Personne ne nous avait appris à éteindre des vies, à voir s’en aller quelqu’un sur notre injonction. Au contraire. On nous avait enseigné que c’était le privilège des dieux, ce que, fort heureusement, nous n’avions jamais été.
Les années toulousaines emportent Paul loin de la légèreté de Miami. Avec le souvenir d’Ingvild, la perte de Watson, l’éloignement de Joey et surtout le poids d’une lourde succession, Paul perd le sourire basque.
Peut-on vraiment choisir sa vie et échapper à la malédiction d’une famille, qui, comme celle des Hemingway se trouve placée sous le double signe de la médecine et du malheur ?

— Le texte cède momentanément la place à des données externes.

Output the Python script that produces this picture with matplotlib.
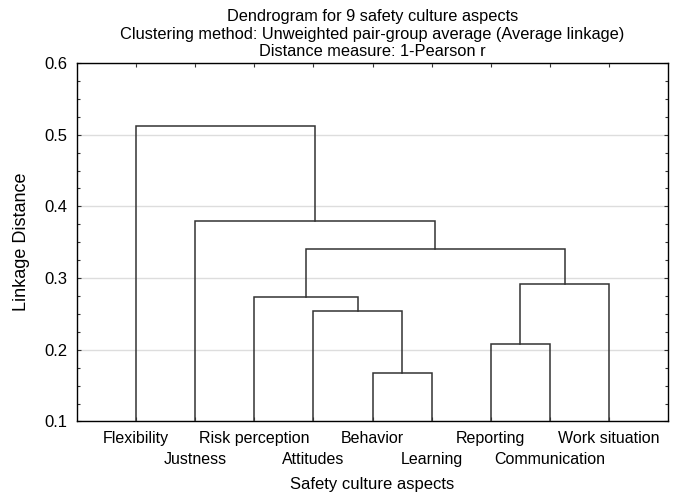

Avec constance Jean-Paul Dubois reprend ses thèmes récurrents : la maison familiale, l’amour des chiens, le suicide et même le prénom du héros, ou plutôt de l’anti-héros, toujours né à Toulouse et attiré par les Etats-Unis. La Succession est un roman mélancolique où le narrateur désabusé semble subir son triste destin. Centré sur le thème grave de la fin de vie, le récit aurait pu être d’une grande noirceur, mais l’auteur sait y glisser des digressions intelligentes et jouissives, des moments de grâce, de fragilité. Quel plaisir d’écouter l’histoire du dernier quagga ( une espèce de zèbre dont le dernier spécimen s’est éteint dans un zoo d’Amsterdam en 1883), de repenser à Laïka, la chienne, premier être vivant à avoir été mise en orbite autour de la Terre par les Russes. Comment ne pas vibrer sur les moments fragiles de rencontre entre Paul et Watson, le chien ou les retrouvailles avec Ingvild ?

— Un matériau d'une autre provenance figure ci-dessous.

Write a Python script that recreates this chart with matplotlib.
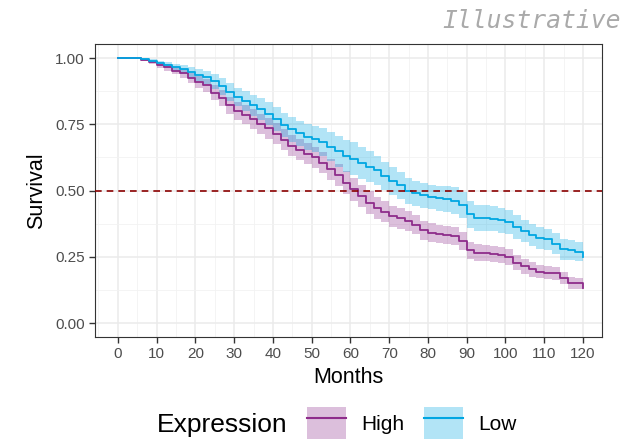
import matplotlib
matplotlib.use("Agg")
import matplotlib.pyplot as plt
import numpy as np
from matplotlib.patches import Patch
from matplotlib.lines import Line2D
from matplotlib.ticker import MultipleLocator

plt.rcParams['font.family'] = ['Liberation Sans', 'DejaVu Sans']

# survival estimates read every 2 months, 0..120
months = list(range(0, 121, 2))
high = [1.0, 1.0, 1.0, 0.993, 0.985, 0.974, 0.965, 0.953, 0.942, 0.925,
        0.910, 0.897, 0.870, 0.848, 0.822, 0.800, 0.787, 0.770, 0.752, 0.735,
        0.714, 0.692, 0.670, 0.655, 0.640, 0.625, 0.605, 0.580, 0.560, 0.530,
        0.505, 0.480, 0.455, 0.435, 0.420, 0.403, 0.395, 0.385, 0.372, 0.350,
        0.342, 0.337, 0.333, 0.328, 0.310, 0.275, 0.265, 0.265, 0.262, 0.257,
        0.250, 0.228, 0.215, 0.203, 0.195, 0.190, 0.188, 0.170, 0.152, 0.150,
        0.133]
low = [1.0, 1.0, 1.0, 0.995, 0.990, 0.980, 0.973, 0.965, 0.957, 0.946,
       0.937, 0.928, 0.912, 0.893, 0.872, 0.853, 0.838, 0.822, 0.808, 0.790,
       0.770, 0.748, 0.731, 0.716, 0.703, 0.694, 0.684, 0.665, 0.648, 0.632,
       0.620, 0.605, 0.590, 0.576, 0.555, 0.537, 0.520, 0.500, 0.490, 0.482,
       0.476, 0.471, 0.467, 0.462, 0.445, 0.410, 0.397, 0.397, 0.394, 0.388,
       0.382, 0.363, 0.348, 0.332, 0.322, 0.316, 0.300, 0.278, 0.275, 0.270,
       0.250]
# confidence band half widths
high_ci = [0.0, 0.0, 0.002, 0.005, 0.008, 0.010, 0.012, 0.014, 0.017, 0.020,
           0.022, 0.025, 0.028, 0.030, 0.032, 0.035, 0.036, 0.037, 0.038, 0.039,
           0.040, 0.040, 0.040, 0.040, 0.040, 0.040, 0.040, 0.041, 0.042, 0.043,
           0.044, 0.043, 0.042, 0.041, 0.040, 0.040, 0.039, 0.038, 0.037, 0.036,
           0.035, 0.035, 0.034, 0.034, 0.033, 0.032, 0.032, 0.031, 0.031, 0.030,
           0.030, 0.029, 0.028, 0.027, 0.026, 0.025, 0.024, 0.023, 0.022, 0.021,
           0.020]
low_ci = [0.0, 0.0, 0.002, 0.004, 0.007, 0.010, 0.012, 0.014, 0.016, 0.020,
          0.022, 0.025, 0.028, 0.031, 0.033, 0.035, 0.037, 0.039, 0.041, 0.043,
          0.045, 0.046, 0.047, 0.048, 0.049, 0.050, 0.052, 0.055, 0.058, 0.060,
          0.062, 0.060, 0.058, 0.056, 0.054, 0.052, 0.050, 0.049, 0.048, 0.047,
          0.047, 0.048, 0.049, 0.050, 0.050, 0.050, 0.049, 0.048, 0.047, 0.046,
          0.045, 0.044, 0.043, 0.042, 0.041, 0.040, 0.039, 0.038, 0.038, 0.037,
          0.037]

high_col = '#8E2C8B'
low_col = '#00A6E2'

fig = plt.figure(figsize=(6.26, 4.42), dpi=100)
ax = fig.add_axes([95/626, 1-337/442, 507/626, 293/442])

m = np.array(months)
for vals, ci, col in [(high, high_ci, high_col), (low, low_ci, low_col)]:
    v = np.array(vals)
    c = np.array(ci)
    ax.fill_between(m, v - c, v + c, step='post', color=col, alpha=0.3, lw=0, zorder=2)
for vals, col in [(high, high_col), (low, low_col)]:
    ax.step(m, vals, where='post', color=col, lw=1.3, zorder=3)

ax.axhline(0.5, color='#8B0000', ls=(0, (4, 3)), lw=1.2, zorder=4)

ax.set_xlim(-5.9, 124.9)
ax.set_ylim(-0.052, 1.053)
ax.set_xticks(np.arange(0, 121, 10))
ax.set_yticks([0, 0.25, 0.5, 0.75, 1.0])
ax.set_yticklabels(['0.00', '0.25', '0.50', '0.75', '1.00'])
ax.xaxis.set_minor_locator(MultipleLocator(5))
ax.yaxis.set_minor_locator(MultipleLocator(0.125))
ax.grid(which='major', color='#EBEBEB', lw=1.1, zorder=0)
ax.grid(which='minor', color='#F2F2F2', lw=0.6, zorder=0)
ax.set_axisbelow(True)
ax.tick_params(which='major', length=4, width=1, color='#333333',
               labelcolor='#4D4D4D', labelsize=11)
ax.tick_params(which='minor', length=0)
for s in ax.spines.values():
    s.set_color('#333333')
    s.set_linewidth(0.8)

ax.set_xlabel('Months', fontsize=15.5, labelpad=4)
ax.set_ylabel('Survival', fontsize=15.5, labelpad=6)

fig.text(0.991, 0.98, 'Illustrative', ha='right', va='top', fontsize=17.8,
         style='italic', family='DejaVu Sans Mono', color='#AAAAAA')

fig.text(157/626, 1-425/442, 'Expression', fontsize=19, va='center', ha='left')
handles = [(Patch(facecolor=high_col, alpha=0.3, lw=0), Line2D([], [], color=high_col, lw=1.5)),
           (Patch(facecolor=low_col, alpha=0.3, lw=0), Line2D([], [], color=low_col, lw=1.5))]
fig.legend(handles, ['High', 'Low'], ncol=2, frameon=False, fontsize=15,
           loc='center left', bbox_to_anchor=(307/626, 1-423/442),
           handlelength=1.85, handleheight=2.05, handletextpad=0.75,
           columnspacing=0.95, borderpad=0, borderaxespad=0)

fig.savefig('out.png', dpi=100)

C’est cela le monde de Jean-Paul Dubois, une tranche de vie mélancolique d’un Paul un peu dépressif soumis au poids familial et aux pertes inévitables de la vie, mais aussi à la beauté d’instants de grâce avec la nature, les animaux et d’anecdotes riches qui éclairent le récit d’un éclat de tendresse.
La Succession de Jean-Paul Dubois, Editions de l’Olivier, août 2016, 240 pages, prix : 19 euros
Jean-Paul Dubois est né en 1950 à Toulouse. Après des études de sociologie, il devient journaliste. Auteur d’une quinzaine de romans, il a reçu le Prix Femina et le Prix du Roman Fnac en 2004 pour Une vie française. Plusieurs de ses romans ont été portés à l’écran ( Kennedy et moi, Vous plaisantez Monsieur Tanner, Le cas Sneijer) dont tout récemment Le fils de Jean, adaptation de Si ce livre pouvait me rapprocher de toi (1999).

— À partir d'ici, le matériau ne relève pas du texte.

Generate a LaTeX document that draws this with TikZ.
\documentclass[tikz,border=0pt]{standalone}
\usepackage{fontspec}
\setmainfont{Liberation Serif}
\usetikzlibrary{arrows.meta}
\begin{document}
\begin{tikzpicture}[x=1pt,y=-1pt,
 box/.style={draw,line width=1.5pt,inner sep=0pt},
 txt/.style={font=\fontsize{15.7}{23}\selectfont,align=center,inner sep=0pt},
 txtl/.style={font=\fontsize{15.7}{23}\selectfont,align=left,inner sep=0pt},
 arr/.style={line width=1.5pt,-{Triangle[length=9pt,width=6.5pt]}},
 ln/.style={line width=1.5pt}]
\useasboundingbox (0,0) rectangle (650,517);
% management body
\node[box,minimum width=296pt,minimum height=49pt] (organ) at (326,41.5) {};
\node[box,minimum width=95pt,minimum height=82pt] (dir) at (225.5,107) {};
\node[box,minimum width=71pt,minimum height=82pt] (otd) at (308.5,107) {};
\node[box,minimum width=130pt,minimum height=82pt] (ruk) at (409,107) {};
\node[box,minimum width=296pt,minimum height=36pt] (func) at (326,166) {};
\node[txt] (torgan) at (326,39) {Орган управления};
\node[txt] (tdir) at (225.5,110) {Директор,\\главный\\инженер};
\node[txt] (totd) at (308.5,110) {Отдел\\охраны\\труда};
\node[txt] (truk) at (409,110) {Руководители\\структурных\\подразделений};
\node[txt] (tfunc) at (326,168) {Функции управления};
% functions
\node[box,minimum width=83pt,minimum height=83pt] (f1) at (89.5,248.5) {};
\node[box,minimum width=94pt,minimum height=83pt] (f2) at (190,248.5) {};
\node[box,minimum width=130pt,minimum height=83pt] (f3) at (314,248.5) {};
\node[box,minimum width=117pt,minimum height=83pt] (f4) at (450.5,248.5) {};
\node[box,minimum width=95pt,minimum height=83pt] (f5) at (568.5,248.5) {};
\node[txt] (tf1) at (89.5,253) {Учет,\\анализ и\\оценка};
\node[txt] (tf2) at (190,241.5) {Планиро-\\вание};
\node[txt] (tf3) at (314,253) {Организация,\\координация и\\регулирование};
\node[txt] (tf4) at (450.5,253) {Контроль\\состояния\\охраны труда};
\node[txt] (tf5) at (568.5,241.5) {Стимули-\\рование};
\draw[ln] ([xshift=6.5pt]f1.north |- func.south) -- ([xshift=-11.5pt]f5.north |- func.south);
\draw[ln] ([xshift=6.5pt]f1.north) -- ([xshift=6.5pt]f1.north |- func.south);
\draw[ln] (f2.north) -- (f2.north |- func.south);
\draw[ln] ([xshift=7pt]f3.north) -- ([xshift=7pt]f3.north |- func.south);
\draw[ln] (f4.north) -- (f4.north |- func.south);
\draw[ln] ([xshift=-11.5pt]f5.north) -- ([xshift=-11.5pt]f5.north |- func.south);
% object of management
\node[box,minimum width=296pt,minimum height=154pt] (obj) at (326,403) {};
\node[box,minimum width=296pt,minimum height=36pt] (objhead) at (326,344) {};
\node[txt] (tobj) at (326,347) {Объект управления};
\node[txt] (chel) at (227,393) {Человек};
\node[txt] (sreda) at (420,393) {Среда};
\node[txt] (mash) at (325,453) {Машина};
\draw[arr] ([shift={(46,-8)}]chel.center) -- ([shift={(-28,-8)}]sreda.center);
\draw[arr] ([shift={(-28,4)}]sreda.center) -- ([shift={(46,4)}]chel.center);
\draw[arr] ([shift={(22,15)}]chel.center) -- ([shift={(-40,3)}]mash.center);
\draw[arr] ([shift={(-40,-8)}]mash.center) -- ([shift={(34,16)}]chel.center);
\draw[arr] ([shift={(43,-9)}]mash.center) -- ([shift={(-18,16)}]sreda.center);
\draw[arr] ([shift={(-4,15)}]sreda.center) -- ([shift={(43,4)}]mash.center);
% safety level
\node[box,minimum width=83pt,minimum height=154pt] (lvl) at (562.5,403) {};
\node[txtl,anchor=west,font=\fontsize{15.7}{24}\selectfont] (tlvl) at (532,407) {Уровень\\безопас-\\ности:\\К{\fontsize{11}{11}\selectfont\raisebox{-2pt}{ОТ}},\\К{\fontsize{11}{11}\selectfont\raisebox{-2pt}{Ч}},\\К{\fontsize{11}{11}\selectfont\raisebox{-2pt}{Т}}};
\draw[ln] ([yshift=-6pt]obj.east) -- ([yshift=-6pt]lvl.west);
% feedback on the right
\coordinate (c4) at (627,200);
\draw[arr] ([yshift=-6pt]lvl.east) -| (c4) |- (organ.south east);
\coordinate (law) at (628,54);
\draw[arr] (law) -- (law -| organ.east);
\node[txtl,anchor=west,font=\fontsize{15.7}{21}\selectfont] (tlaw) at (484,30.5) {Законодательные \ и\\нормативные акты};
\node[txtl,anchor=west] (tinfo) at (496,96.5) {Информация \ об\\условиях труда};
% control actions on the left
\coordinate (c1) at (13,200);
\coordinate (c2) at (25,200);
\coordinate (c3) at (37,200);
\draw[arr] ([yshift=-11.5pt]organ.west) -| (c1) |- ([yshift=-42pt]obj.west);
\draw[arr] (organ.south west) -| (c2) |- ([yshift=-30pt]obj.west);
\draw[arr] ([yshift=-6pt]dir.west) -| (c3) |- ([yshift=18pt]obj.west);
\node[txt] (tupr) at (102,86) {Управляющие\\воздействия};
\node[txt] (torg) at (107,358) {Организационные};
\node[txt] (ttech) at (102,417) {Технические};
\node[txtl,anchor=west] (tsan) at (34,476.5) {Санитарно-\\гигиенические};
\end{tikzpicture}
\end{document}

Livres Hebdo publie, dans son numéro 1098 du vendredi 23 septembre 2016, le palmarès qui, chaque année, présente dans la rentrée littéraire les romans préférés des libraires.
300 professionnels interrogés ont désigné en tête de leurs choix :
Écoutez nos défaites de Laurent Gaudé (Actes Sud) en littérature française et Les bottes suédoises d’Henning Mankell (Seuil) en littérature étrangère.
Ils ont aussi particulièrement apprécié, en fiction française : Un paquebot dans les arbres de Valentine Goby (Actes Sud), classé 2e, Petit pays de Gaël Faye (Grasset), 3e, La succession de Jean-Paul Dubois (L’Olivier), 4e, et Le grand jeu de Céline Minard (Rivages), qui arrive en 5e position.
Chez les étrangers, outre le roman d’Henning Mankell, ils ont distingué Station Eleven d’Emily St. John Mandel (Rivages), 2e, Sur cette terre comme au ciel de Davide Enia (Albin Michel), 3e, The girls premier roman de la jeune Emma Cline (Quai Voltaire), 4e, ou encore Judas d’Amos Oz (Gallimard) qui se place sur la 5e marche des fictions étrangères préférées des libraires.